Fido's next big adventure could end in a hail of bullets

In any case, the officers who responded to the call about Smurf didn't know about his status. According to their reports, they simply saw an agitated pit bull on the loose. The MPD's policy regarding the use of deadly force says that cops can use force "to protect the peace officer or others from apparent death or great bodily harm."

None of this appeases the Evans family. They say they've received plenty of explanations, but they haven't heard an apology from anyone involved. In May, Allen and Julie Evans fired off a letter to a host of politicians and to the Minneapolis City Attorney's Office demanding $100,000 to compensate for the "pain and suffering" associated with Smurf's death. Assistant City Attorney Tim Skarda wrote back to the couple, saying that he is evaluating the claim.

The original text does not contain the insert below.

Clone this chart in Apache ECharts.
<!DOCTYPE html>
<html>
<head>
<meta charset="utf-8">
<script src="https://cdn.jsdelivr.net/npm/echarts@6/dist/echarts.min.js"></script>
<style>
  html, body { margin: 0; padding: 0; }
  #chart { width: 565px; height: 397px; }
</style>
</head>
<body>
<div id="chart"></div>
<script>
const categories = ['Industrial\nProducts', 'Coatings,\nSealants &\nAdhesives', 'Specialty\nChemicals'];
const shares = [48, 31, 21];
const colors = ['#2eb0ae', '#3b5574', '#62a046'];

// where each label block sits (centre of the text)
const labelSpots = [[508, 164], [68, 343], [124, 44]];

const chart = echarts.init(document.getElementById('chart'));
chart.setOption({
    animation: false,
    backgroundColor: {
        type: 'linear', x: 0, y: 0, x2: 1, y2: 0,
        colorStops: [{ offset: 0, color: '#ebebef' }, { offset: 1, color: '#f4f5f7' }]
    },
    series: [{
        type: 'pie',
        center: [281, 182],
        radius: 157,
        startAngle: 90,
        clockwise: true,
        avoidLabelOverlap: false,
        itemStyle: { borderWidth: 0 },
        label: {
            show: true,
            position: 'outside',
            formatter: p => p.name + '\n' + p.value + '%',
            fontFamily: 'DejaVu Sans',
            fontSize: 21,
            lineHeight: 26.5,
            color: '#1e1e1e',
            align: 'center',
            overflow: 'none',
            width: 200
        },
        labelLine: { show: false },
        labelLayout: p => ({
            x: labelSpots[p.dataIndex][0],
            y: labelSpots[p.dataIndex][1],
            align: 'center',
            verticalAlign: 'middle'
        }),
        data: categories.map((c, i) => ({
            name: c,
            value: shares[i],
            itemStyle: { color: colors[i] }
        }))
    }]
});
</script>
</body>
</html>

Attorneys who have had similar cases in the past suggest that the Evanses' chances of seeing that kind of settlement are slim. Under state law, aggrieved dog owners are only entitled to the "fair market value" of their pet. "As a practical matter, there is almost no avenue of remedy or relief," says Marshall Tanick, a Minneapolis attorney who has represented both dog organizations and dog owners. "You can only recover the monetary value of the dog. You can't get emotional damages or punitive damages."

Attorneys did find a way around that legal roadblock in a 1998 lawsuit filed by a family whose pit bull, Gippy, was killed by 15 shots fired by Minneapolis police officers. A jury agreed that the family had been deprived of its property and Gippy's former owners were awarded $5,000, as well as more than $50,000 in attorney's fees.

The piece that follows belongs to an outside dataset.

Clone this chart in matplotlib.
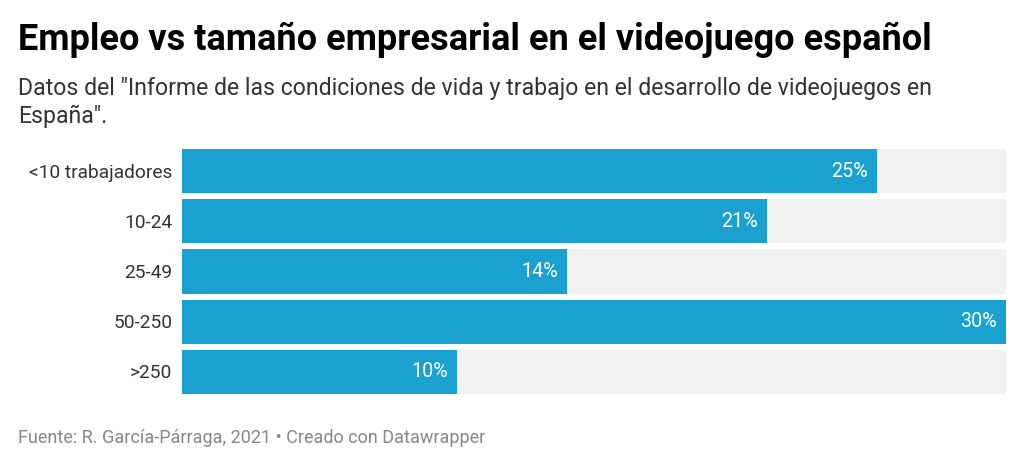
import matplotlib.pyplot as plt

plt.rcParams['font.family'] = ['Roboto', 'DejaVu Sans']

# Datos
categorias = ['<10 trabajadores', '10-24', '25-49', '50-250', '>250']
valores = [25.3, 21.3, 14.0, 30.0, 10.0]
etiquetas = ['25%', '21%', '14%', '30%', '10%']
maximo = 30.0

azul = '#1aa1d0'
gris = '#f2f2f2'

fig = plt.figure(figsize=(10.24, 4.67), dpi=100)
W, H = 1024, 467

# area de barras en pixeles: x 182-1006, y 147-396
ax = fig.add_axes([182 / W, 1 - 396.5 / H, (1006 - 182) / W, (396.5 - 146.5) / H])

y = list(range(len(categorias)))
ax.barh(y, [maximo] * len(y), height=0.88, color=gris, zorder=1)
ax.barh(y, valores, height=0.88, color=azul, zorder=2)

for yi, v, t in zip(y, valores, etiquetas):
    ax.text(v - 0.32, yi, t, ha='right', va='center', color='white',
            fontsize=14.2, zorder=3)

ax.set_xlim(0, maximo)
ax.set_ylim(len(y) - 0.5, -0.5)
ax.set_yticks(y)
ax.set_yticklabels(categorias, fontsize=13.8, color='#333333')
ax.tick_params(axis='y', length=0, pad=7)
ax.set_xticks([])
for s in ax.spines.values():
    s.set_visible(False)

# Titulos
fig.text(18 / W, 1 - 40 / H, 'Empleo vs tamaño empresarial en el videojuego español',
         fontsize=26, fontweight='bold', va='center', ha='left', color='#000000')
fig.text(18 / W, 1 - 88 / H,
         'Datos del "Informe de las condiciones de vida y trabajo en el desarrollo de videojuegos en',
         fontsize=16.6, va='center', ha='left', color='#333333')
fig.text(18 / W, 1 - 116 / H, 'España".',
         fontsize=16.6, va='center', ha='left', color='#333333')

# Pie
fig.text(18 / W, 1 - 438 / H, 'Fuente: R. García-Párraga, 2021 • Creado con Datawrapper',
         fontsize=13, va='center', ha='left', color='#888888')

fig.savefig('out.png', dpi=100, facecolor='white')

The Evanses have two more dogs to look out for, Cola and Snoopy. Both are part pit bull. More than money, the couple would like to see some changes in city policy, so that they and other families don't lose more pets under similar circumstances. Julie Evans said she would like to see both Minneapolis police and Animal Control officials trained to use tranquilizer guns on dogs.

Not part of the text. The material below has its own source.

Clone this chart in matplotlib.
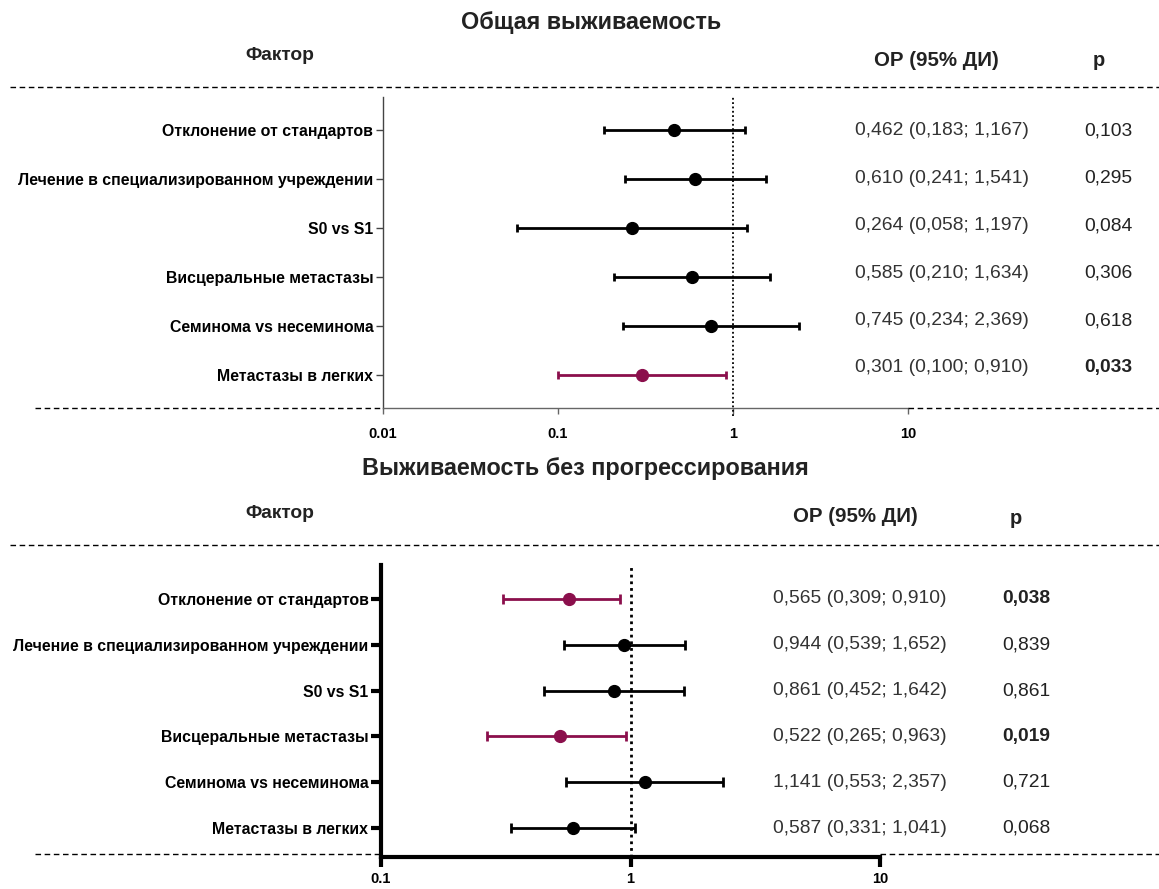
import matplotlib
matplotlib.use("Agg")
import matplotlib.pyplot as plt
from matplotlib.lines import Line2D
from matplotlib.ticker import NullLocator
from matplotlib.transforms import blended_transform_factory

plt.rcParams['font.family'] = ['Liberation Sans', 'DejaVu Sans']

factors = ["Отклонение от стандартов",
           "Лечение в специализированном учреждении",
           "S0 vs S1",
           "Висцеральные метастазы",
           "Семинома vs несеминома",
           "Метастазы в легких"]

# общая выживаемость
os_hr = [0.462, 0.610, 0.264, 0.585, 0.745, 0.301]
os_lo = [0.183, 0.241, 0.058, 0.210, 0.234, 0.100]
os_hi = [1.167, 1.541, 1.197, 1.634, 2.369, 0.910]
os_p = [0.103, 0.295, 0.084, 0.306, 0.618, 0.033]
os_ticks = [0.01, 0.1, 1, 10]
os_ticklabels = ["0.01", "0.1", "1", "10"]

# выживаемость без прогрессирования
pfs_hr = [0.565, 0.944, 0.861, 0.522, 1.141, 0.587]
pfs_lo = [0.309, 0.539, 0.452, 0.265, 0.553, 0.331]
pfs_hi = [0.910, 1.652, 1.642, 0.963, 2.357, 1.041]
pfs_p = [0.038, 0.839, 0.861, 0.019, 0.721, 0.068]
pfs_ticks = [0.1, 1, 10]
pfs_ticklabels = ["0.1", "1", "10"]

W, H = 1159, 889
SIG = "#8b0f4c"

fig = plt.figure(figsize=(W / 100, H / 100), dpi=100)


def fx(px):
    return px / W


def fy(py):
    return 1 - py / H


def hline(x0, x1, y, lw=1.0):
    fig.add_artist(Line2D([fx(x0), fx(x1)], [fy(y), fy(y)], transform=fig.transFigure,
                          color="black", lw=lw, linestyle=(0, (4, 2.6))))


def num(v):
    return f"{v:.3f}".replace(".", ",")


def forest(hr, lo, hi, pv, ticks, ticklabels, title, lay):
    left, right, top, bottom = lay["box"]
    ax = fig.add_axes([fx(left), fy(bottom), fx(right) - fx(left), fy(top) - fy(bottom)])
    n = len(hr)
    ax.set_xscale("log")
    ax.set_xlim(ticks[0], ticks[-1])
    ax.set_ylim(lay["ylim"])

    for i in range(n):
        c = SIG if pv[i] < 0.05 else "black"
        ax.errorbar(hr[i], i, xerr=[[hr[i] - lo[i]], [hi[i] - hr[i]]], fmt="o", color=c,
                    ms=lay["ms"], lw=lay["elw"], capsize=lay["cap"], capthick=lay["elw"],
                    zorder=3)

    ax.axvline(1, ymin=lay["dot_ymin"], ymax=1.0, color="black", lw=lay["dot_lw"],
               linestyle=(0, (1, 1.4)), clip_on=False, zorder=2)

    ax.set_yticks(range(n))
    ax.set_yticklabels(factors, fontsize=11.4, fontweight="bold")
    ax.set_xticks(ticks)
    ax.set_xticklabels(ticklabels, fontsize=10.5, fontweight="bold")
    ax.xaxis.set_minor_locator(NullLocator())

    for s in ["top", "right"]:
        ax.spines[s].set_visible(False)
    ax.spines["left"].set_linewidth(lay["spw"])
    ax.spines["left"].set_color(lay["lcol"])
    ax.spines["bottom"].set_linewidth(lay["spw"])
    ax.spines["bottom"].set_color(lay["bcol"])
    ax.tick_params(axis="y", length=lay["ytl"], width=lay["spw"], pad=2, colors=lay["lcol"],
                   labelcolor="black")
    ax.tick_params(axis="x", length=lay["xtl"], width=lay["spw"], pad=lay["xpad"],
                   colors=lay["bcol"], labelcolor="black")
    ax.set_facecolor("none")

    # заголовки и пунктирные разделители
    fig.text(fx(lay["title_x"]), fy(lay["title_y"]), title, ha="center", va="center",
             fontsize=16.8, fontweight="bold", color="#222222")
    fig.text(fx(280), fy(lay["head_y"]), "Фактор", ha="center", va="center",
             fontsize=13.8, fontweight="bold", color="#222222")
    fig.text(fx(lay["or_x"]), fy(lay["head_y"] + 4), "ОР (95% ДИ)", ha="center", va="center",
             fontsize=14.8, fontweight="bold", color="#222222")
    fig.text(fx(lay["ph_x"]), fy(lay["head_y"] + 5), "p", ha="center", va="center",
             fontsize=14.5, fontweight="bold", color="#222222")
    hline(10, W, lay["sep_y"])
    hline(35, left, lay["foot_y"])
    hline(right, W, lay["foot_y"])

    # таблица значений
    tr = blended_transform_factory(fig.transFigure, ax.transData)
    for i in range(n):
        ty = lay["t0"] + i * lay["tstep"]
        ax.text(fx(lay["val_x"]), ty, f"{num(hr[i])} ({num(lo[i])}; {num(hi[i])})",
                transform=tr, ha="left", va="center", fontsize=13.9, color="#333333")
        ax.text(fx(lay["p_x"]), ty, num(pv[i]), transform=tr, ha="center", va="center",
                fontsize=13.9, color="#222222",
                fontweight="bold" if pv[i] < 0.05 else "normal")
    return ax


top_lay = dict(box=(383, 908, 97, 408), ylim=(5.673, -0.673), ms=8.5, elw=2, cap=3,
               spw=1.0, lcol="#444444", bcol="#666666", ytl=5, xtl=4, xpad=10,
               dot_ymin=-0.025, dot_lw=1.3, title_x=591, title_y=22, head_y=56, or_x=936,
               ph_x=1099, sep_y=87, foot_y=408, val_x=855, p_x=1108, t0=0.02, tstep=0.967)
bot_lay = dict(box=(381, 880, 565, 857), ylim=(5.63, -0.74), ms=8.5, elw=2, cap=3.5,
               spw=3.0, lcol="black", bcol="black", ytl=7, xtl=7, xpad=4,
               dot_ymin=0.0, dot_lw=2.0, title_x=585, title_y=469, head_y=513, or_x=855,
               ph_x=1016, sep_y=545, foot_y=854, val_x=773, p_x=1026, t0=0.0, tstep=1.0)

forest(os_hr, os_lo, os_hi, os_p, os_ticks, os_ticklabels, "Общая выживаемость", top_lay)
forest(pfs_hr, pfs_lo, pfs_hi, pfs_p, pfs_ticks, pfs_ticklabels,
       "Выживаемость без прогрессирования", bot_lay)

fig.savefig("out.png", dpi=100, facecolor="white")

In the meantime, they are trying to keep Smurf's memory alive with a small tableau in the front yard of their Minneapolis home. One of the dog's worn green collars dangles in the breeze from a sawed-off branch. A cardboard sign lashed to a pine tree strung with Christmas lights features photos of Smurf pasted above captions reading "Family Pet," "Devoted," and "Lovable." One shows the dog with the Evans children in Halloween costumes; another depicts him cuddled up on the couch.

"I just don't want it to happen to someone else," she says. "I want something to change."